YOUR GOAL → Reproduce the material below line by line, beginning with its first line and ending with the line that contains "import plotly.graph_objects as go"; leave out pictures.

AVAILABLE DATA →
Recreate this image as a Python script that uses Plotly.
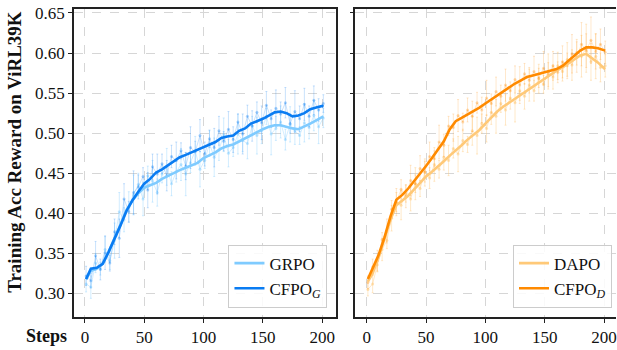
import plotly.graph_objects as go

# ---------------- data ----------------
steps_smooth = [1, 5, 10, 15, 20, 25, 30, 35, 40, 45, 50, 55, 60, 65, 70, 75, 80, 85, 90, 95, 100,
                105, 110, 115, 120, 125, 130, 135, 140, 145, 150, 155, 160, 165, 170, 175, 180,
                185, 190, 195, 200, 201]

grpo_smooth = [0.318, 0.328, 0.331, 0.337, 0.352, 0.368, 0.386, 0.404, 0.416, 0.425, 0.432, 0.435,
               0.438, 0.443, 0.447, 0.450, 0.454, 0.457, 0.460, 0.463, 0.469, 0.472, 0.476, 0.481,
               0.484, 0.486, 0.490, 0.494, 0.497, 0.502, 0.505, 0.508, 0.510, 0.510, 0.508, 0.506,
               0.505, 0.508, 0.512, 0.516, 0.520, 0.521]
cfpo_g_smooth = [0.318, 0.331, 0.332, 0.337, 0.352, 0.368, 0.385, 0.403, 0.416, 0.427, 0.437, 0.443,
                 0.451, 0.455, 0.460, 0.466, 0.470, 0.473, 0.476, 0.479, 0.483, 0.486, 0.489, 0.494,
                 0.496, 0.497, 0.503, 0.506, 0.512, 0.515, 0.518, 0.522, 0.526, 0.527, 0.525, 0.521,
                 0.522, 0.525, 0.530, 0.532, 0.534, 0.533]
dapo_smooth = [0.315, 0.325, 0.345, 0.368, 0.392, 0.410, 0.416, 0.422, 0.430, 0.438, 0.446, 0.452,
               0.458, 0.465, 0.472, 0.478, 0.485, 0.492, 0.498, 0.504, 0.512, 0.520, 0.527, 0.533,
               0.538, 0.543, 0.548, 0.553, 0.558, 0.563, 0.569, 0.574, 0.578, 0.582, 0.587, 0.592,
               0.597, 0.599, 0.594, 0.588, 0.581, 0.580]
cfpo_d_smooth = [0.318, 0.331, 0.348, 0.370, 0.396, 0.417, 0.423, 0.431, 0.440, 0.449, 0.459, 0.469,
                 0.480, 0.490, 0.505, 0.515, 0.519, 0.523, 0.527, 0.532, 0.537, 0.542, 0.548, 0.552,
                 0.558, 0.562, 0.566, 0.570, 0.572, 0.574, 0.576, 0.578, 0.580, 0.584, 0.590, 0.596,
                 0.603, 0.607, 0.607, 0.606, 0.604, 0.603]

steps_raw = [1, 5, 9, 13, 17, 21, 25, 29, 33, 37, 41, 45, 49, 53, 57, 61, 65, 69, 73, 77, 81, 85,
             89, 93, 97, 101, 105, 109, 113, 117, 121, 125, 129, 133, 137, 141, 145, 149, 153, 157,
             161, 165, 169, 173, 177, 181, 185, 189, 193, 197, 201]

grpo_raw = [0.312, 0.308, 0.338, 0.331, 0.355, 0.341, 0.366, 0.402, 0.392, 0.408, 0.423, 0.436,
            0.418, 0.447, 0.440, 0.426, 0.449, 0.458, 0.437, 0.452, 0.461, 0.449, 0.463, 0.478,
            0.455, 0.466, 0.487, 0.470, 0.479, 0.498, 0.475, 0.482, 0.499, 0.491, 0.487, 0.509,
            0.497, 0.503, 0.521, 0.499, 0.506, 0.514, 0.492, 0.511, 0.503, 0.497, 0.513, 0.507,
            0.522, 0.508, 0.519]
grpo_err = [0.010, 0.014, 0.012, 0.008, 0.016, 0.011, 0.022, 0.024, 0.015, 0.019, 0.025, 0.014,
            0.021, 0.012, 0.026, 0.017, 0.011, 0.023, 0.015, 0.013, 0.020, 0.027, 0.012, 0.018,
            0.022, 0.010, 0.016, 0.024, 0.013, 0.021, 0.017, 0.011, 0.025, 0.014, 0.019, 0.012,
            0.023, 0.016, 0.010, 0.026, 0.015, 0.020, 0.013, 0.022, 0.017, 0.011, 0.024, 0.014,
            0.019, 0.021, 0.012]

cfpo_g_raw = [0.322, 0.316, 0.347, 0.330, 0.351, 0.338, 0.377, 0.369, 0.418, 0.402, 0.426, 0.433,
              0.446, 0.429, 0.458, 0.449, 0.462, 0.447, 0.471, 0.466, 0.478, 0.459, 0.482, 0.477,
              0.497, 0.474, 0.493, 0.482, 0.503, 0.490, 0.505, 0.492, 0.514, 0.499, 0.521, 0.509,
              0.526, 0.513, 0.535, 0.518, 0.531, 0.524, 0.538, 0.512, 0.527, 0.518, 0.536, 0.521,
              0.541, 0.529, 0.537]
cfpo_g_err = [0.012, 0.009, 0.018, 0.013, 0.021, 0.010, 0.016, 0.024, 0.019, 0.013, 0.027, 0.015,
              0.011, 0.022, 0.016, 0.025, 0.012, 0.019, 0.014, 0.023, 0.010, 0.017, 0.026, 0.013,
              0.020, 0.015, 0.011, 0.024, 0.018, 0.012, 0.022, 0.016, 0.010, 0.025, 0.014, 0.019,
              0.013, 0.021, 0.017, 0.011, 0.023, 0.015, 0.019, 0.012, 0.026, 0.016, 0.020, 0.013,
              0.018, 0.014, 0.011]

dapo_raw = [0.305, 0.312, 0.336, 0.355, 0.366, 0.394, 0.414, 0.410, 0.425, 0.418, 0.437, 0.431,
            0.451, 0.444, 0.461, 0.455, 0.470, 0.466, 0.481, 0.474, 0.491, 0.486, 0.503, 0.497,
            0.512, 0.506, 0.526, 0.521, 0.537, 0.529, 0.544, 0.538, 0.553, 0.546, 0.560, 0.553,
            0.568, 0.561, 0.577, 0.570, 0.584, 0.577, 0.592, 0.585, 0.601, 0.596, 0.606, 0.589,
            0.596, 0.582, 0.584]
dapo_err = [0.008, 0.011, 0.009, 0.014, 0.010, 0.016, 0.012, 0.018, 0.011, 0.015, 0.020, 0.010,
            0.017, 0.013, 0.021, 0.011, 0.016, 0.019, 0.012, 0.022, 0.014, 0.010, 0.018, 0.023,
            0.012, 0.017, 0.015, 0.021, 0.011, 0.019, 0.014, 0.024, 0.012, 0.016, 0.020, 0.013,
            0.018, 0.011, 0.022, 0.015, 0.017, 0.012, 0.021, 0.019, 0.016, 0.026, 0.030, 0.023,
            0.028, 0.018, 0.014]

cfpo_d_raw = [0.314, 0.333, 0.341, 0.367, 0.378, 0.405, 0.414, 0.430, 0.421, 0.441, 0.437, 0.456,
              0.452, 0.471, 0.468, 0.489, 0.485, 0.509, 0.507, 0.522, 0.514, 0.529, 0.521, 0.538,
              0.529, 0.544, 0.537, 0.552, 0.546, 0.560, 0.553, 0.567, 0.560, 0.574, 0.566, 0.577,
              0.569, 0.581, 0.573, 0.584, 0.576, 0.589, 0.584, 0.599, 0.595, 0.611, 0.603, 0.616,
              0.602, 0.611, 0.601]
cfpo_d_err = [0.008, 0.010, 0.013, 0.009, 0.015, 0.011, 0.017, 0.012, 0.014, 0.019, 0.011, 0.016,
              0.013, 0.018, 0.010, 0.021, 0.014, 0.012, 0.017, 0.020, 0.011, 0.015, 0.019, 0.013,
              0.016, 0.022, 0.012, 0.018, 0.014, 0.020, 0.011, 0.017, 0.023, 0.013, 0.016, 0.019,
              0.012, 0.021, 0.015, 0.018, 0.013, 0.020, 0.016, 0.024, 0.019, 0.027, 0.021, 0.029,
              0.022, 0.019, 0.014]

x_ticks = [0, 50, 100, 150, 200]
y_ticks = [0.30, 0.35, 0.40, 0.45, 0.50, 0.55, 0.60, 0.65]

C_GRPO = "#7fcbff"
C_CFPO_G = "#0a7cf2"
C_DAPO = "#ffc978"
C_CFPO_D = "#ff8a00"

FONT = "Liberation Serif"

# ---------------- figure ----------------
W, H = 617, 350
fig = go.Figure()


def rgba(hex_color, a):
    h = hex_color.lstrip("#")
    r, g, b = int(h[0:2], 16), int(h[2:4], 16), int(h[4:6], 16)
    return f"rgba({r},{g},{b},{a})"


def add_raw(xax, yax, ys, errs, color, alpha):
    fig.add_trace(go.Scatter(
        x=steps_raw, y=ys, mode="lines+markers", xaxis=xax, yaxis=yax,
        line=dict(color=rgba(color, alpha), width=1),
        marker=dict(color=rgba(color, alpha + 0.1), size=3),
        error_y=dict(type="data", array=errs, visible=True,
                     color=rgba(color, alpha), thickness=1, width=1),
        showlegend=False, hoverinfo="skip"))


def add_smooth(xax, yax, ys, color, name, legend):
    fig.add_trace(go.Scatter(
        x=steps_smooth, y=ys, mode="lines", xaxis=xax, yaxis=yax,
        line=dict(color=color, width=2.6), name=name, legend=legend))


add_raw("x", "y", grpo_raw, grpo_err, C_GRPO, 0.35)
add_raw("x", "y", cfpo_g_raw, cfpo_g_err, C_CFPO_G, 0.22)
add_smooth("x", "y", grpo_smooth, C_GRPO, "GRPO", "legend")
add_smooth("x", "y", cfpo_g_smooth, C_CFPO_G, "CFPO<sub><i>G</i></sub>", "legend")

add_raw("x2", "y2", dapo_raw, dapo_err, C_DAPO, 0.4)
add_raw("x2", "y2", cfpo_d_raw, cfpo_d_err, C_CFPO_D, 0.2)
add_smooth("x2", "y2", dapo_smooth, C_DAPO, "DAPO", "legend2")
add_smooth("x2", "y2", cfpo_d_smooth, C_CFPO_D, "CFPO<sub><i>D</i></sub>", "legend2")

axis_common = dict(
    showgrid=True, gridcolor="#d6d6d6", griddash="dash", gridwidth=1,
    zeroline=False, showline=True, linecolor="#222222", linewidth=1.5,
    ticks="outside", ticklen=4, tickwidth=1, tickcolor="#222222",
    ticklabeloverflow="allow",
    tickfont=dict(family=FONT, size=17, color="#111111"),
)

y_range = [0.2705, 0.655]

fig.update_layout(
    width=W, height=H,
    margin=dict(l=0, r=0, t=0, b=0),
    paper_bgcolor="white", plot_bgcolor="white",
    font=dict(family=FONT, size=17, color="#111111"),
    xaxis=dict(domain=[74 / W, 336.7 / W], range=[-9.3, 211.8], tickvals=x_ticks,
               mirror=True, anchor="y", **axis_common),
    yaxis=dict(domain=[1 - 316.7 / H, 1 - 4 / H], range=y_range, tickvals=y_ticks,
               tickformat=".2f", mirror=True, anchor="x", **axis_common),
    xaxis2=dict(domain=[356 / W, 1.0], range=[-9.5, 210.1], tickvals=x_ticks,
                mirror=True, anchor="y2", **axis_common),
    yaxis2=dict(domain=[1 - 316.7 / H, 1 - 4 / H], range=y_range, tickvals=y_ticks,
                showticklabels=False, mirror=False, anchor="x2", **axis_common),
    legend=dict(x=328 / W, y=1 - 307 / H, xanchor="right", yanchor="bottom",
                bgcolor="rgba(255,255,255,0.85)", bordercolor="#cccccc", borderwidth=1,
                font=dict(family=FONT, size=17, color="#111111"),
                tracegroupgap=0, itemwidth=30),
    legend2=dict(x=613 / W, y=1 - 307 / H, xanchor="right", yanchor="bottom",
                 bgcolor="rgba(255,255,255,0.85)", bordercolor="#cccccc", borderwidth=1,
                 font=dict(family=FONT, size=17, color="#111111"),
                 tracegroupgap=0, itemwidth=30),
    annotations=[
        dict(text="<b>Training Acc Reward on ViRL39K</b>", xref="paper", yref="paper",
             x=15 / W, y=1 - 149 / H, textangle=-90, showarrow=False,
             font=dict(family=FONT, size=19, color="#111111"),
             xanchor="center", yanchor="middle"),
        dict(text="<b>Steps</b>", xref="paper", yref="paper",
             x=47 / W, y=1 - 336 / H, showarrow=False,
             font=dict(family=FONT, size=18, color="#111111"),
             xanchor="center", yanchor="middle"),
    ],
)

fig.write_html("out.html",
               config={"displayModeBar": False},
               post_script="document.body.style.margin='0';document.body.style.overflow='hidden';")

SOLUTION →
Recreate this image as a Python script that uses Plotly.
import plotly.graph_objects as go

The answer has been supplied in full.